4.      Pendidikan ke Arah Perubahan dan Pembangunan
Pendidikan bagi anggota masyarakat dari berbagai golongan usia agar mereka mampu mengikuti perubahan sosial dan pembangunan merupakan konsekuensi penting daripada asas pendidikan seumur hidup. Abad ilmu pengetahuan dan tekhnologi itu pengaruhnya telah menyusup dalam berbagai aspek kehidupan manusia dan masyarakat (Dasar-Dasar Kependidikan, Drs. H. Fuad Ihsan, 1995: 50).
5.      Pendidikan Kewargaan Negara dan Kedewasaan Politik
Tidak saja bagi warga negara biasa, melainkan para pemimpin masyarakat pun sangat membutuhkan pendidikan kewargaan negara dan kedewasaan politik itu. Dalam alam pemerintahan dan masyarakat yang demokratis, maka kedewasaan warga negara dan para pemimpinnya dalam kehidupan bernegara sangat penting. Untuk itu program pendidikan kewargaan negara dan kedewasaan politik itu merupakan bagian yang penting dari pendidikan seumur hidup (Dasar-Dasar Kependidikan, Drs. H. Fuad Ihsan, 1995: 51).

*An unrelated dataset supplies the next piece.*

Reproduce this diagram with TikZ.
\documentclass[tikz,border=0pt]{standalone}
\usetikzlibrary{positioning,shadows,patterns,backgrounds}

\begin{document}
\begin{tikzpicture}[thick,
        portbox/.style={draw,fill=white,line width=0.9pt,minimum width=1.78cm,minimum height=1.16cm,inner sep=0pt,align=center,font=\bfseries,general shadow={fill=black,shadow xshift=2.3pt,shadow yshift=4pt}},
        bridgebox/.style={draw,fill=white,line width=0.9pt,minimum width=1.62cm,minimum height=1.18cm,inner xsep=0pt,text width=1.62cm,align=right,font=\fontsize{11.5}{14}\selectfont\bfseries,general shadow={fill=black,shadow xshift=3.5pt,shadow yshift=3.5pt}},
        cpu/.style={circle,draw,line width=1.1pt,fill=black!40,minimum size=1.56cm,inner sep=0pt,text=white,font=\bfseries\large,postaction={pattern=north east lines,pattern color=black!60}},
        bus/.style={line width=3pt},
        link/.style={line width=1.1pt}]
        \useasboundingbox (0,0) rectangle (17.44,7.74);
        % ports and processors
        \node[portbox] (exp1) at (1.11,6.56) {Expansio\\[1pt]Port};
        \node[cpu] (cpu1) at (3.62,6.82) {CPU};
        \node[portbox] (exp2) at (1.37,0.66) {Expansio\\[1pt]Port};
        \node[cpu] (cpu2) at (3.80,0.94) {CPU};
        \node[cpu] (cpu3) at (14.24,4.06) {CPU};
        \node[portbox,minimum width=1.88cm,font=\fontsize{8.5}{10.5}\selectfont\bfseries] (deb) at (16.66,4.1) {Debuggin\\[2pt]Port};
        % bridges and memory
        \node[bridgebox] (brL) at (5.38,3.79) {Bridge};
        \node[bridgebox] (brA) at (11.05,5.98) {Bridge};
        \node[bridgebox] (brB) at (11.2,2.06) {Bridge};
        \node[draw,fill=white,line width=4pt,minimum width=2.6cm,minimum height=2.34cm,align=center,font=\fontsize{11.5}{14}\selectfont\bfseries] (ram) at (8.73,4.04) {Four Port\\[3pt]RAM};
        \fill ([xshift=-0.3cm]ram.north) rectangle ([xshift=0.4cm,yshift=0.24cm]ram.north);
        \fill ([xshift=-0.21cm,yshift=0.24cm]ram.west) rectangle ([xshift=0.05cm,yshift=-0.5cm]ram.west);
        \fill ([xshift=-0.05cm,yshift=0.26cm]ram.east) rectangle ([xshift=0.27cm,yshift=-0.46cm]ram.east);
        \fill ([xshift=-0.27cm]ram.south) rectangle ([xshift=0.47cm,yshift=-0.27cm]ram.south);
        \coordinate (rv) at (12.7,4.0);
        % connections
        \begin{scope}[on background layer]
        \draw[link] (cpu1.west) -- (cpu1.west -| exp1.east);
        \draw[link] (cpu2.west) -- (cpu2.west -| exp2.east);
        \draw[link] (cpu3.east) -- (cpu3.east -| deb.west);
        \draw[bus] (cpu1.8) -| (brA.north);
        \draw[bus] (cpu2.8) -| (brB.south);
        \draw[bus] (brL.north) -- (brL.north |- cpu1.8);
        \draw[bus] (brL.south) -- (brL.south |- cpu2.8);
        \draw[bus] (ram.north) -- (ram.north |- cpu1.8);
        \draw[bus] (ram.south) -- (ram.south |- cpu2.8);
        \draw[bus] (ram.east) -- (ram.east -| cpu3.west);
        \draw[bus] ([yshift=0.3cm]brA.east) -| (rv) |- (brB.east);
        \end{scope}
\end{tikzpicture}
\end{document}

6.      Pendidikan Kultural dan Pengisian Waktu Luang
Spesialisasi yang berlebih-lebihan dalam masyarakat, bahkan yang telah dimulai pada usia muda dalam program pendidikan formal di sekolah, membuat manusia menjadi berpandangan sempit pada bidangnya sendiri, buta kekayaan nilai-nilai kultural yang terkandung dalam warisan budaya masyarakat sendiri. Seorang yang disebut “educated man” harus memahami dan menghargai sejarah, kesusastraan, agama, filsafat hidup, seni dan musik bangsa sendiri. Sebab itu pendidikan kultural dan pengisian waktu senggang secara kultural dan konstruktif merupakan bagian penting dari pendidikan seumur hidup (Dasar-Dasar Kependidikan, Drs. H. Fuad Ihsan, 1995: 51).

 DAFTAR PUSTAKA

Fuad Hasan, Drs. H. 1995. Dasar-Dasar Kependidikan. Jakarta: Bineka Cipta.
Umar Tirtarahardja, Prof. Dr. dan Drs. La Sula. 2000. Pengantar Pendidikan. Jakarta: Bineka Cipta.
Wahyudin, Dinn dkk. 2008. Pengantar Pendidikan. Jakarta: Universitas Terbuka.